Enerjide Türkiye Yüzyılı
Cumhurbaşkanı Erdoğan 28 Ekim 2022 tarihinde Cumhuriyet'in kuruluşunun 100. yılına ithafen yeni dönemi tanımlamak ve bu dönemde gerçekleştirilmesi hedeflenen amaçları ortaya koymak maksadı ile “Türkiye Yüzyılı” başlıklı bir vizyon belgesi açıkladı.
Erdoğan’ın
"Dünyanın yeni ve hayati meydan okumalarla karşı karşıya olduğu şu dönemde, Türkiye Yüzyılı programımızla Cumhuriyet'imizin yeni yüzyılına güçlü bir başlangıç yapmak istiyoruz."
ifadesi ile özetlemeye çalıştığı program 16 farklı başlıktan oluşuyor. Üretim, verimlilik, kalkınma, sürdürülebilirlik ve istikrar gibi ana başlıkların olduğu programın tanıtımına ilişkin yaptığı konuşmanın içerisinde Erdoğan’ın en çok alan ayırdığı konulardan bir tanesi de enerjiydi.
Enerji konusu kuşkusuz Türkiye’nin en önemli başlıklarından bir tanesi. Zira Türkiye maalesef enerjide net dışa bağımlı bir ülke ve bu sebeple ödemeler dengesi tarafında enerji kaynaklı sıkıntılar dönem dönem ciddi boyutlara ulaşıyor. Hatta öyle ki enerji etkisi hariç rakamlara bakıldığında Türkiye’nin cari fazla verdiği dönemler de oluyor.
Öte yandan küresel enerji fiyatlarındaki yukarı yönlü hareketler Türkiye’nin enflasyonunda maliyet kanalından gelen baskıyı artırıyor. Özellikle akaryakıt fiyatlarındaki artışların nihai mal ve hizmet fiyatlarına geçişkenliğinin oldukça yoğun olduğunu görüyoruz. Ayrıca hem doğalgaz fiyatlarındaki artış hem de doğalgaz fiyatlarındaki artışa bağlı elektrik üretim maliyetlerindeki artış sanayiinin girdi maliyetlerini de sürekli artırıyor. Bu bağımlılık ve üretim maliyetinin enerji fiyatlarına olan bu duyarlılığı zaman içerisinde Türkiye’nin üretimdeki rekabetçiliğine de olumsuz etkiler yapabiliyor. Ayrıca içeride yaratılan katma değerin dışarı transferine neden olan bu durum diğer yandan sürekli sıcak para ihtiyacını da tetikleyen bir ekonomik bağımlılığı da beraberinde getiriyor.

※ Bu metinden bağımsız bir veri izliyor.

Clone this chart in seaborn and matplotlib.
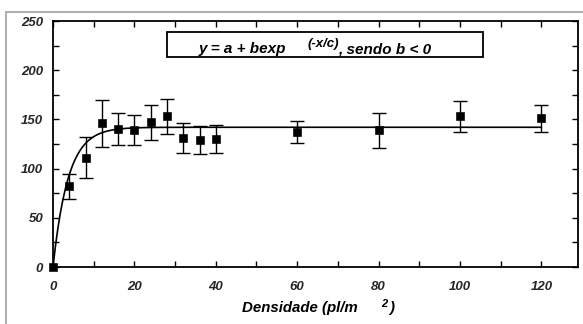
import numpy as np
import pandas as pd
import matplotlib
matplotlib.use("Agg")
import matplotlib.pyplot as plt
from matplotlib.patches import Rectangle
from matplotlib.ticker import MultipleLocator
import seaborn as sns

# Données
densidade = [0, 4, 8, 12, 16, 20, 24, 28, 32, 36, 40, 60, 80, 100, 120]
media = [0, 82, 111, 146, 140, 139, 147, 153, 131, 129, 130, 137, 139, 153, 151]
erro = [0, 13, 21, 24, 16, 15, 18, 18, 15, 14, 14, 11, 18, 16, 14]

# Paramètres du modèle y = a + b*exp(-x/c)
a, b, c = 142.0, -142.0, 3.7

df = pd.DataFrame({"x": densidade, "y": media, "err": erro})
xs = np.linspace(0, 120, 400)
curve = pd.DataFrame({"x": xs, "y": a + b * np.exp(-xs / c)})

sns.set_style("ticks")
plt.rcParams["font.family"] = ["Liberation Sans", "DejaVu Sans"]

W, H = 583, 324
fig = plt.figure(figsize=(W / 100, H / 100), dpi=100)
ax = fig.add_axes([53 / W, 1 - 267 / H, (578 - 53) / W, (267 - 21) / H])

sns.lineplot(data=curve, x="x", y="y", ax=ax, color="black", lw=1.2)
ax.errorbar(df["x"][1:], df["y"][1:], yerr=df["err"][1:], fmt="none",
            ecolor="black", elinewidth=1.0, capsize=5, capthick=1.0)
sns.scatterplot(data=df, x="x", y="y", ax=ax, marker="s", s=32,
                color="black", edgecolor="black", zorder=5, clip_on=False)

ax.set_xlim(0, 129)
ax.set_ylim(0, 250)
ax.xaxis.set_major_locator(MultipleLocator(20))
ax.xaxis.set_minor_locator(MultipleLocator(10))
ax.yaxis.set_major_locator(MultipleLocator(50))
ax.yaxis.set_minor_locator(MultipleLocator(25))
ax.tick_params(which="both", direction="in", top=True, right=True,
               width=1.0, color="black")
ax.tick_params(which="major", length=4)
ax.tick_params(which="minor", length=4)
ax.tick_params(axis="x", pad=10)
ax.tick_params(axis="y", pad=7)
for lab in ax.get_xticklabels() + ax.get_yticklabels():
    lab.set_fontsize(9.5)
    lab.set_fontweight("bold")
    lab.set_fontstyle("italic")
for sp in ax.spines.values():
    sp.set_linewidth(1.3)
    sp.set_color("black")
ax.set_xlabel("")
ax.set_ylabel("")

# Cadre gris extérieur
fig.patches.append(Rectangle((6 / W, -0.2), 1.2, 1 - 12 / H + 0.2,
                             transform=fig.transFigure, fill=False,
                             edgecolor="#b0b0b0", lw=1.5, clip_on=False))

# Boîte de l'équation
fig.patches.append(Rectangle((167 / W, 1 - 57 / H), (483 - 167) / W, 25 / H,
                             transform=fig.transFigure, fill=False,
                             edgecolor="black", lw=1.3))
font = dict(fontweight="bold", fontstyle="italic", color="black")
fig.text(199 / W, 1 - 53 / H, "y = a + bexp", fontsize=11, **font)
fig.text(308 / W, 1 - 47 / H, "(-x/c)", fontsize=9.5, **font)
fig.text(338 / W, 1 - 53 / H, ", sendo b < 0", fontsize=11, **font)

# Titre de l'axe x
fig.text(242 / W, 1 - 312 / H, "Densidade (pl/m", fontsize=10.8, **font)
fig.text(381 / W, 1 - 307 / H, "2", fontsize=8, **font)
fig.text(389 / W, 1 - 312 / H, ")", fontsize=10.8, **font)

fig.savefig("out.png", dpi=100)
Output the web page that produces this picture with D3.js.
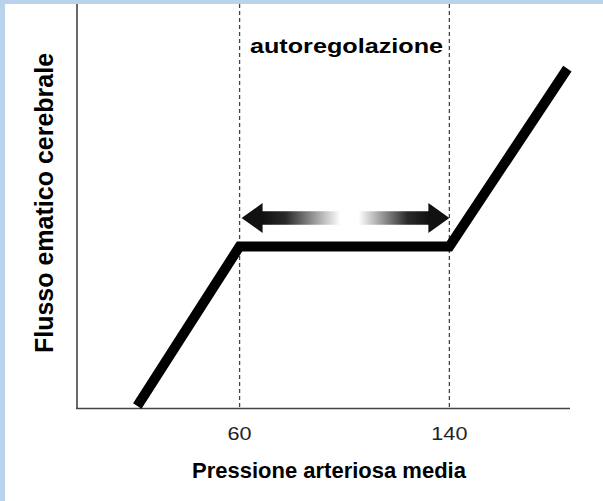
<!DOCTYPE html>
<html><head><meta charset="utf-8">
<script src="https://cdn.jsdelivr.net/npm/d3@7"></script>
<style>html,body{margin:0;padding:0;background:#b9d3ec;}svg{display:block;}</style>
</head><body>
<script>
// Data
const curveX = [21, 60, 140, 185];
const curveY = [0.5, 40, 40, 84];
const tickValues = [60, 140];
const tickLabels = ["60", "140"];
const bounds = [60, 140];
const xTitle = "Pressione arteriosa media";
const yTitle = "Flusso ematico cerebrale";
const bandLabel = "autoregolazione";

const W = 603, H = 501;
const FONT = "Liberation Sans, Arial, sans-serif";
const svg = d3.select("body").append("svg").attr("width", W).attr("height", H);
svg.append("rect").attr("width", W).attr("height", H).attr("fill", "#b9d3ec");
svg.append("rect").attr("x", 5).attr("y", 4).attr("width", W - 5).attr("height", H - 4).attr("fill", "#fff");

const x = d3.scaleLinear().domain([-2, 186]).range([77, 570]);
const y = d3.scaleLinear().domain([0, 100]).range([408, 4]);

// vertical dashed lines
svg.selectAll(".vl").data(bounds).join("line")
  .attr("x1", d => x(d)).attr("x2", d => x(d))
  .attr("y1", 4).attr("y2", 408)
  .attr("stroke", "#444").attr("stroke-width", 1.3).attr("stroke-dasharray", "4,3");

// axes
svg.append("line").attr("x1", 77).attr("x2", 77).attr("y1", 4).attr("y2", 409)
  .attr("stroke", "#444").attr("stroke-width", 1.6);
svg.append("line").attr("x1", 76.2).attr("x2", 570).attr("y1", 408.5).attr("y2", 408.5)
  .attr("stroke", "#444").attr("stroke-width", 1.6);

// tick labels (slightly stretched horizontally like the reference)
svg.selectAll(".tl").data(tickValues).join("text")
  .attr("transform", d => `translate(${x(d)},440) scale(1.2,1)`)
  .attr("text-anchor", "middle")
  .attr("font-family", FONT)
  .attr("font-size", 18).attr("fill", "#222")
  .text((d, i) => tickLabels[i]);

// gradient arrow
const ay = 218, sh = 6.7, hh = 15, hl = 21;
const lx = x(60) + 2, rx = x(140), mx = x(100) + 4;
const defs = svg.append("defs");
const gL = defs.append("linearGradient").attr("id", "gl").attr("gradientUnits", "userSpaceOnUse")
  .attr("x1", lx + hl).attr("x2", mx - 8).attr("y1", 0).attr("y2", 0);
gL.append("stop").attr("offset", "0").attr("stop-color", "#111");
gL.append("stop").attr("offset", "0.3").attr("stop-color", "#2a2a2a");
gL.append("stop").attr("offset", "1").attr("stop-color", "#fff");
const gR = defs.append("linearGradient").attr("id", "gr").attr("gradientUnits", "userSpaceOnUse")
  .attr("x1", mx + 10).attr("x2", rx - hl).attr("y1", 0).attr("y2", 0);
gR.append("stop").attr("offset", "0").attr("stop-color", "#fff");
gR.append("stop").attr("offset", "0.7").attr("stop-color", "#2a2a2a");
gR.append("stop").attr("offset", "1").attr("stop-color", "#111");

svg.append("path")
  .attr("d", `M${lx},${ay} L${lx + hl},${ay - hh} L${lx + hl},${ay - sh} L${mx},${ay - sh} L${mx},${ay + sh} L${lx + hl},${ay + sh} L${lx + hl},${ay + hh} Z`)
  .attr("fill", "url(#gl)");
svg.append("path")
  .attr("d", `M${rx},${ay} L${rx - hl},${ay - hh} L${rx - hl},${ay - sh} L${mx},${ay - sh} L${mx},${ay + sh} L${rx - hl},${ay + sh} L${rx - hl},${ay + hh} Z`)
  .attr("fill", "url(#gr)");

// curve
const pts = curveX.map((d, i) => [x(d), y(curveY[i])]);
svg.append("path").attr("d", d3.line()(pts))
  .attr("fill", "none").attr("stroke", "#000").attr("stroke-width", 10)
  .attr("stroke-linejoin", "miter").attr("stroke-linecap", "butt");

// labels
svg.append("text").attr("transform", `translate(${(x(60) + x(140)) / 2 + 2},53) scale(1.2,1)`)
  .attr("text-anchor", "middle")
  .attr("font-family", FONT).attr("font-weight", "bold")
  .attr("font-size", 21).attr("fill", "#000").text(bandLabel);
svg.append("text").attr("x", 329).attr("y", 478).attr("text-anchor", "middle")
  .attr("font-family", FONT).attr("font-weight", "bold")
  .attr("font-size", 22).attr("fill", "#000").text(xTitle);
svg.append("text").attr("transform", "translate(53,203) rotate(-90)").attr("text-anchor", "middle")
  .attr("font-family", FONT).attr("font-weight", "bold")
  .attr("font-size", 25).attr("fill", "#000").text(yTitle);
</script>
</body></html>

Türkiye’nin sıcak paraya olan bağımlılığının politika yapıcılar üzerindeki etkisi ve dönem dönem spekülatif kur ataklarına neden olacak şekilde doğurduğu sonuçlar uzunca bir süre ekonomideki kırılganlıkları üst düzeyde tuttu. Özellikle döviz kuru geçişkenliği nedeniyle enflasyon hedeflemesi politikasının üstü kapalı bir kur hedeflemesine dönmesi de ekonominin sağlığının sadece döviz kuru seviyesinin üzerinden ölçülmesi gibi gerçekte yanlış olan bir algının oturmasına neden oldu. Döviz kurunun ekonominin barometresi gibi algılanması kurdaki her hareketin fiyatlama davranışlarında izaha muhtaç hareketleri de beraberinde getirdiğini gördük. Görüldüğü üzere enerjideki dışa bağımlılık bir yandan maliyet kanalından baskı oluştururken diğer yandan da “gerçek dışı beklentiler” kapsamında oluşan fiyatlama davranışları enflasyonu tetikledi.
Diğer yandan enerjide dışa bağımlılık konusu uluslararası ilişkileri de yakından ilgilendiriyor. Her ne kadar Türkiye’nin enerji tedarik kontratları uluslararası hukuk çerçevesinde işlese de dönem dönem Türkiye’ye enerji ihraç eden ülkelerin çeşitli bahanelerle enerji meselesini bir silaha dönüştürdüğüne de şahit olduk.